Since we already know that rabbits like to keep a clean house, there are a few things to consider when building or buying a rabbit hutch. The first is that it should not be inside the coop with your chickens. A rabbit will want his or her own space to get away from the chickens, especially if you have a bully in your flock.
The hutch should also be high enough off the ground to keep chicken from sitting on top. Animal Hearted has a few really good tips on making the most of rabbit-chicken cohabitation, and they suggest also fencing around the bottom of the rabbit hutch to keep chickens away from rabbit droppings. (Which, by the way, make great fertilizer.)

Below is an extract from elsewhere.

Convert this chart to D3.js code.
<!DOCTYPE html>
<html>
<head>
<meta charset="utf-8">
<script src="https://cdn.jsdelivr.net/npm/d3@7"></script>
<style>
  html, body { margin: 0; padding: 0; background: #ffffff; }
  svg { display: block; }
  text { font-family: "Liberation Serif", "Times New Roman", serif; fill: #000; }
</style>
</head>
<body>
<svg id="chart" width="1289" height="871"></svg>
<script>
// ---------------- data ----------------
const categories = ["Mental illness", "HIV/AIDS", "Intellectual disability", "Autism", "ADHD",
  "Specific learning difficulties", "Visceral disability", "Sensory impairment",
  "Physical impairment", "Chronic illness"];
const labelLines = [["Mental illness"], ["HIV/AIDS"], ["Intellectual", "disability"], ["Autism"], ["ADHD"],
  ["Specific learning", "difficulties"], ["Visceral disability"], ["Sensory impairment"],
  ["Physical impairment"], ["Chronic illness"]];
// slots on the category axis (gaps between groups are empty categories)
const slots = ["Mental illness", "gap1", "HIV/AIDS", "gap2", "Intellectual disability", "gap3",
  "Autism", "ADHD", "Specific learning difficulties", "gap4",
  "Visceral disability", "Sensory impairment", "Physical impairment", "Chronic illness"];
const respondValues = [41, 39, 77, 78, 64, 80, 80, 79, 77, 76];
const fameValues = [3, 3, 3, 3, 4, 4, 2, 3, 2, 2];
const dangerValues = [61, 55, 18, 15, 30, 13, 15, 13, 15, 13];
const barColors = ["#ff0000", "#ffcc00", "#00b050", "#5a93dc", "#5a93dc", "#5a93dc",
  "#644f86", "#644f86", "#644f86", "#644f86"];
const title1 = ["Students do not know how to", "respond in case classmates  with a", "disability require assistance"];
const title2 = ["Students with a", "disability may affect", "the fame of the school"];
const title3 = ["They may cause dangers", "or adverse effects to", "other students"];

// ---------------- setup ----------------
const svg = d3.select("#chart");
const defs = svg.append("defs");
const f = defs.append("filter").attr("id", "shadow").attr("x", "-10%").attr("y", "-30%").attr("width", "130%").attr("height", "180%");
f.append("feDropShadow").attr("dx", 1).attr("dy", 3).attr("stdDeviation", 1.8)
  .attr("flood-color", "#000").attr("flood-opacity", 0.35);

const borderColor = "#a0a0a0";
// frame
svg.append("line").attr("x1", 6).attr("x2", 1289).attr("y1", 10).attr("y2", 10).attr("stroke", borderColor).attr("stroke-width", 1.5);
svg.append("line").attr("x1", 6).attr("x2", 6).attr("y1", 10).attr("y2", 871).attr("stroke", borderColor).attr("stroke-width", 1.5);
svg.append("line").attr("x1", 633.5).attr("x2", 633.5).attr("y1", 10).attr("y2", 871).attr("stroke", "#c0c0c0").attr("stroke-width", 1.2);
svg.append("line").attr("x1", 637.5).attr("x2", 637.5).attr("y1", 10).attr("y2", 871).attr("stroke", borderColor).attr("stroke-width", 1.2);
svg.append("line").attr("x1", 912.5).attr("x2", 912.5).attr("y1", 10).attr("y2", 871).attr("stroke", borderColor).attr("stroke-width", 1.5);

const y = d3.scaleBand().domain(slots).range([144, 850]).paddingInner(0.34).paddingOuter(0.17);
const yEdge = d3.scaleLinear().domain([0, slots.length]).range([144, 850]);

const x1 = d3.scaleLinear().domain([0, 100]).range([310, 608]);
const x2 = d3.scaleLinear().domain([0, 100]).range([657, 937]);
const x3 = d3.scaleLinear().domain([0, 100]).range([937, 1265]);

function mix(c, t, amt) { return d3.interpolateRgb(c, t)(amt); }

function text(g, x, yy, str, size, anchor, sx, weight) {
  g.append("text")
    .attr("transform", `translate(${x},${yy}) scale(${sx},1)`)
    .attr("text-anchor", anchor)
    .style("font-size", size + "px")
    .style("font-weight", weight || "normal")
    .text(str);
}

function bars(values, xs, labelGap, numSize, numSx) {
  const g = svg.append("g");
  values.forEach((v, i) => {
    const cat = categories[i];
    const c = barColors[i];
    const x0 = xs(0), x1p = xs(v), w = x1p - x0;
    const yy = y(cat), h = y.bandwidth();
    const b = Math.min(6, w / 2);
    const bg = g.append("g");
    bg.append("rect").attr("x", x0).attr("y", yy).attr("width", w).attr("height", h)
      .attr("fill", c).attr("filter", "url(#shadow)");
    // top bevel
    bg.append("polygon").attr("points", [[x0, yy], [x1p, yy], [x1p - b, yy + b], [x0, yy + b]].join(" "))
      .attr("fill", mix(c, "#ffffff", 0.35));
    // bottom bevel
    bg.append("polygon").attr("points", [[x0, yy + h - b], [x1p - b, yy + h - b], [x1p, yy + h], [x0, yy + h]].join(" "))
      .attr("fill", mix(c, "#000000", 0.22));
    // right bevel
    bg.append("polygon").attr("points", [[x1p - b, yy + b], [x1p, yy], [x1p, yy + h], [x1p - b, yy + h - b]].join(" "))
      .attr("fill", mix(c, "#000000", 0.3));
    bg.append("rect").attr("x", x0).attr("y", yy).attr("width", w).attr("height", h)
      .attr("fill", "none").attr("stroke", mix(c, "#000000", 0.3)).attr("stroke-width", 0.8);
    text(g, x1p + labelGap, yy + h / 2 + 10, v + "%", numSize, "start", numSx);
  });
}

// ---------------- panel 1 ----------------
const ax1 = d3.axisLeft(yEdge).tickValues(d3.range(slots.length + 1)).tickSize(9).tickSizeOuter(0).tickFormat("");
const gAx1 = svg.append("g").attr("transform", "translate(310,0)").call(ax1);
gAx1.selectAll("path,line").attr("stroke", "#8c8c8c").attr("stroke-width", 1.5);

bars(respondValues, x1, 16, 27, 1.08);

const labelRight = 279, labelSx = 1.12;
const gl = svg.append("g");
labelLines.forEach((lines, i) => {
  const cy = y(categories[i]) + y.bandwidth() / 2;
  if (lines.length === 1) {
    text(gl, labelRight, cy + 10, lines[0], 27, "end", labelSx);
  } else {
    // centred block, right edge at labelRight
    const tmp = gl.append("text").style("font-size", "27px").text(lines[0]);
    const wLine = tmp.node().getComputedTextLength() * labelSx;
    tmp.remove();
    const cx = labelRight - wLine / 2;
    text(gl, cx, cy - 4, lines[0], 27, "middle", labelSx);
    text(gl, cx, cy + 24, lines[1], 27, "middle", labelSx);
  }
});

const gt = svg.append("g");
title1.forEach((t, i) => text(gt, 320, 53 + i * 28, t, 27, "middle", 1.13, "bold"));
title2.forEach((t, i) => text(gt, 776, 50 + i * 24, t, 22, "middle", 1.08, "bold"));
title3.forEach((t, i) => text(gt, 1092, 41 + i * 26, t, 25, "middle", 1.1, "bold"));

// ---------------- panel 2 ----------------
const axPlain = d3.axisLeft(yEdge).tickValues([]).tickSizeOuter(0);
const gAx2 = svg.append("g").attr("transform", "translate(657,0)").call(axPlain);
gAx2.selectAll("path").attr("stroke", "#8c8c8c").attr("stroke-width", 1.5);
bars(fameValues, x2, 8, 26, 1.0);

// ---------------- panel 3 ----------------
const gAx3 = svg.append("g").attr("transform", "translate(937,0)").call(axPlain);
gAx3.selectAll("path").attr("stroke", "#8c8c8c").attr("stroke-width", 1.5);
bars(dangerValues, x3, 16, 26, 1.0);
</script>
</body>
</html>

While your rabbit is hanging out in the hutch, he or she will also probably be snacking and making “fertilizer.” My House Rabbit explains that rabbits like to do their business while having a snack, and they usually “go” in the same place all the time. To keep their food pellets and hay safe from hungry chickens, it’s a good idea to keep all that in the hutch.
Both species of animal also needs space to roam about. While you definitely could let your rabbit hang out in the same pen as the chickens, make sure that it doesn’t get too cramped. Small Pet Select suggests providing 8 square feet of enclosed sleeping space and at least 24 square feet of excercise space. Make sure that is in addition to the minimum space requirements for your chickens.

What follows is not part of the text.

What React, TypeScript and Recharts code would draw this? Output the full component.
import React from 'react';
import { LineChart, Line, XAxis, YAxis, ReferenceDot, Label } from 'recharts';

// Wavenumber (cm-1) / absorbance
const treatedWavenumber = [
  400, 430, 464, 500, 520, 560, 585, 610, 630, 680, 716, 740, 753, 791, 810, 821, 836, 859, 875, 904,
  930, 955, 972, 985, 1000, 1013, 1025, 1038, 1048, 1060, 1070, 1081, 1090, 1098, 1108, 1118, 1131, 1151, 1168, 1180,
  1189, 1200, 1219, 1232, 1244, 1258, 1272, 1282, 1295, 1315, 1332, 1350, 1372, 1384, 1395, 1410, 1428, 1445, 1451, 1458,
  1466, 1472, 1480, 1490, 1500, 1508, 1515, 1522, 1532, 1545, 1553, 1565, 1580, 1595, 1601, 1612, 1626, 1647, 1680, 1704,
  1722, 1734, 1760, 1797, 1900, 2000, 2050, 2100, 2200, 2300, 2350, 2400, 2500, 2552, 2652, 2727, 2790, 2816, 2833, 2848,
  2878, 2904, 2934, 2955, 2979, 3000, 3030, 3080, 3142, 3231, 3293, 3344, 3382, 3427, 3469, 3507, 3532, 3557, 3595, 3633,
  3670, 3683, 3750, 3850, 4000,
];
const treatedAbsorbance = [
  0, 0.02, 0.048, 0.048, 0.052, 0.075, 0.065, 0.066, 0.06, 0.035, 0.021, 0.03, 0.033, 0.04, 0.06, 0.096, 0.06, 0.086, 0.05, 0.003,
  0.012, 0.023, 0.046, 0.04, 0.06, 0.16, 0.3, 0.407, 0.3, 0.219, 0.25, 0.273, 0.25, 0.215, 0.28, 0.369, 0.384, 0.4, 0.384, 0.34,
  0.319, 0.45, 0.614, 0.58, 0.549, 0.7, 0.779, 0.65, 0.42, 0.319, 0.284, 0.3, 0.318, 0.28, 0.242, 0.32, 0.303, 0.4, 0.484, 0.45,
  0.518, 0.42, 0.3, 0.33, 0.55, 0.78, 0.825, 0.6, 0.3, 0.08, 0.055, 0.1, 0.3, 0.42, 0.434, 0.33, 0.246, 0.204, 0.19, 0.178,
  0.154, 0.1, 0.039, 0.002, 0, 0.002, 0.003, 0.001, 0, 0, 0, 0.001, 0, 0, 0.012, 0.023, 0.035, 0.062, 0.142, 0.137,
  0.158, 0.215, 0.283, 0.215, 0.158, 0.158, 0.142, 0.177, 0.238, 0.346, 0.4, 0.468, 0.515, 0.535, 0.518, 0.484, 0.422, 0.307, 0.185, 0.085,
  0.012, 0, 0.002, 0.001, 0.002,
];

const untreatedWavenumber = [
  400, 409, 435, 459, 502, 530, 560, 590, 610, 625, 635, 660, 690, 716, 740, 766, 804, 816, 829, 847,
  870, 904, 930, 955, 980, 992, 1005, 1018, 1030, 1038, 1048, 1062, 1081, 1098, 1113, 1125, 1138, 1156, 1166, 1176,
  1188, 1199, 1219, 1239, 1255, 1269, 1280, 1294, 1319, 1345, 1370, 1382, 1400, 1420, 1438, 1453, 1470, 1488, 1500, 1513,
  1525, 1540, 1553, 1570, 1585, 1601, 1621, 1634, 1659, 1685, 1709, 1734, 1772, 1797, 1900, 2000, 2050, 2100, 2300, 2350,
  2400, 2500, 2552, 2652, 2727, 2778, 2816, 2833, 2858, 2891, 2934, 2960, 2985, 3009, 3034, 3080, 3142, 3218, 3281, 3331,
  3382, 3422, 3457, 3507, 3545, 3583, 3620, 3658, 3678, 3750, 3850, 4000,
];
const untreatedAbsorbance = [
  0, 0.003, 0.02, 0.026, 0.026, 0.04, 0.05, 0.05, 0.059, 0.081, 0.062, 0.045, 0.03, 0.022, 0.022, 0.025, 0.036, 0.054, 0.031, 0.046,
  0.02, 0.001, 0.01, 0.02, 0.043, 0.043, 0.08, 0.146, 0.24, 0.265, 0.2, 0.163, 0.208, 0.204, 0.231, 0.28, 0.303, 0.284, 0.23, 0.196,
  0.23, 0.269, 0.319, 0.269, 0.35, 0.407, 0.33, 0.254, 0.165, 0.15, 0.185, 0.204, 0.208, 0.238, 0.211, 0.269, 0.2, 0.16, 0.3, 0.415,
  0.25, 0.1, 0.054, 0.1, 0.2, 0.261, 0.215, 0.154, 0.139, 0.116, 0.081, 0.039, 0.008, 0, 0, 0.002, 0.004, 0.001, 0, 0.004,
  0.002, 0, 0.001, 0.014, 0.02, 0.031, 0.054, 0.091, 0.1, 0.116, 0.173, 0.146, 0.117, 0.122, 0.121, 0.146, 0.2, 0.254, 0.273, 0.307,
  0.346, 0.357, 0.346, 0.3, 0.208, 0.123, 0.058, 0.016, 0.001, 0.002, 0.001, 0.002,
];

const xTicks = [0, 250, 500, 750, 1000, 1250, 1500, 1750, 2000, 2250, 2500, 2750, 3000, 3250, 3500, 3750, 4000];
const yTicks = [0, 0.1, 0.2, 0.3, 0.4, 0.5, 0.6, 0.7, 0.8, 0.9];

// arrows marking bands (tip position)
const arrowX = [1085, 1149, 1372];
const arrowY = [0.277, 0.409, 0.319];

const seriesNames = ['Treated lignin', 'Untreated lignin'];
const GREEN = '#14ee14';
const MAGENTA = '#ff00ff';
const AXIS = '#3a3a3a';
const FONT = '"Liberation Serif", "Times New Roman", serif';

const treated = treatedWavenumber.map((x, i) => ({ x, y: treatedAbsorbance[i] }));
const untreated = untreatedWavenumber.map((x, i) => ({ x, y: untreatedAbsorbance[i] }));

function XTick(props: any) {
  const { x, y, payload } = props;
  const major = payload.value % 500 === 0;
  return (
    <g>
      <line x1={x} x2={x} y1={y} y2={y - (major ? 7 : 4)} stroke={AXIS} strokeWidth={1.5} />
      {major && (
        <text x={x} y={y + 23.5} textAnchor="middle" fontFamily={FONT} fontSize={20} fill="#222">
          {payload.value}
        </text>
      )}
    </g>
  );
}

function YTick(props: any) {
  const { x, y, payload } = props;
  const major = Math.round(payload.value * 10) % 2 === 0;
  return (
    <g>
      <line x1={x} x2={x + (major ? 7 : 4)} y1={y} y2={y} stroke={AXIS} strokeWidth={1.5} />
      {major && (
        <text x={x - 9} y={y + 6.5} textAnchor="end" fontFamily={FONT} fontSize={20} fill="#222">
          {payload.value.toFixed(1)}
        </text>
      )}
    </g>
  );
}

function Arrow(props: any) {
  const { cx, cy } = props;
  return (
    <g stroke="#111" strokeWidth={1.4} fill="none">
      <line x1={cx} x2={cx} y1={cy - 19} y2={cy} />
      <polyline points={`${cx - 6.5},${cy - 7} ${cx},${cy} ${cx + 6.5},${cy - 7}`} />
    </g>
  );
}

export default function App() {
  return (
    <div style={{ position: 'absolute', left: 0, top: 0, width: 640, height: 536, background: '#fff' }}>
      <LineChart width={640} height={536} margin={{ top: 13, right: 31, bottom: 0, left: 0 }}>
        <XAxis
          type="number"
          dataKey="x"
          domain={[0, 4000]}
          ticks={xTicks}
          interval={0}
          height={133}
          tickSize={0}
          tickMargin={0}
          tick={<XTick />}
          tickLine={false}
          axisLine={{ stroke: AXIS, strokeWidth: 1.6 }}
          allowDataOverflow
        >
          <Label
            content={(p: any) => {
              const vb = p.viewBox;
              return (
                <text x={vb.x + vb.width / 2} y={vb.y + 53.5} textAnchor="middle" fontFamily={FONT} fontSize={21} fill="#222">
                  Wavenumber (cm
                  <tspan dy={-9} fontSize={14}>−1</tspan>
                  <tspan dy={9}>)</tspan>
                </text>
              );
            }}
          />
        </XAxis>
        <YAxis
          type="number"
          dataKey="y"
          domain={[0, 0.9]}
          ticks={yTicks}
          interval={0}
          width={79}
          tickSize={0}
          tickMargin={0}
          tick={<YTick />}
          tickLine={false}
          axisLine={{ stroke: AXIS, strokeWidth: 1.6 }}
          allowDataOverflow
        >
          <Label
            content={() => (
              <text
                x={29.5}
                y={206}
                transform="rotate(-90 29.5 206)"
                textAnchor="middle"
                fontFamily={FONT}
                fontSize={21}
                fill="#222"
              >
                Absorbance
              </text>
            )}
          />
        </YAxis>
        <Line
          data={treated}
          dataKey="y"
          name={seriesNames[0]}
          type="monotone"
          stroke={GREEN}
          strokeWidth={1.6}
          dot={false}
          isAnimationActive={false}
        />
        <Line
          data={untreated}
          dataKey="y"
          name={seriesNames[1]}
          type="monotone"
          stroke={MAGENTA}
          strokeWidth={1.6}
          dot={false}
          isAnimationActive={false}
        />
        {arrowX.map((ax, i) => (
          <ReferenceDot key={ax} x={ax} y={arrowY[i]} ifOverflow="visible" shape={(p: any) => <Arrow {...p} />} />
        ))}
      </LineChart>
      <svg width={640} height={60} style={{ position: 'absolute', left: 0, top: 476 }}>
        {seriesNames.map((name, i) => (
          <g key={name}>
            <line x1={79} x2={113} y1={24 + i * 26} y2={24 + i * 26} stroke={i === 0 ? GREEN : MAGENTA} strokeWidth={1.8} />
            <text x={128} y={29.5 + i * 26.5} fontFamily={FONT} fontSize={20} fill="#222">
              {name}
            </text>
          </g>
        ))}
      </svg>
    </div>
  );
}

Since both creatures react to new things differently, you might find that introducing them to each other quickly doesn’t work out well. Backyard Chicken Coops suggests doing it gradually, and if possible, while both critters are young. Bunnies will hop around, which can startle an adult chicken. Unfortunately, chickens tend to peck at anything they think might be a threat. This is another reason that having a safe place for your rabbit to hide is a great idea.
If your rabbit is male, it is also a great idea to get him neutered. An unneutered male rabbit without any female company might get a little overly excited and try to mount your chickens. According to Backyard Chicken Coops, it happens fairly often. If you are raising rabbits to breed, just make sure your studs have enough female company to keep your chickens comfortable.
Regardless of the habits of both animals, it’s always a good idea to keep a close eye on them, particularly when they’re first introduced. If you notice that either animal becomes violent or reactionary or tends to hide out a lot, your pets might not be a good match for each other. Chickens that regularly peck at rabbits might be too aggressive, and cause the rabbit to become antisocial. Giving both plenty of space to roam about will help ease any potential tension, but it can’t solve everything.
Another factor to consider before running rabbits and chickens together is illness. It may come as a surprise, but chickens and rabbits can actually transmit diseases between one another. According to Dr. Jacquie Jacob from the University of Kentucky, rabbits and chickens often carry diseases that can be shared and spread across species.
One particular example of this is Pasteurella multocida, or P. multocida. More commonly known as the “snuffles,” P. multocida is very common in rabbits and can spread to chickens. When the chickens become infected with P. multocida, they often contract a form of cholera. The chickens then give the rabbits cholera. For this reason, it might be a good idea to keep them apart.
If you are still considering keeping rabbits and chickens together, but are concerned about illness, there are a few things you can do. Making sure that they are kept separate at night, keeping the pens clean of droppings, and keeping each animal’s hay and food separate will minimize risk. It’s also a great idea to talk to a veterinarian about how best to care for both types of creatures in one small homestead. Some vets even specialize in farm animals like chickens and rabbits, and might be able to give you recommendations.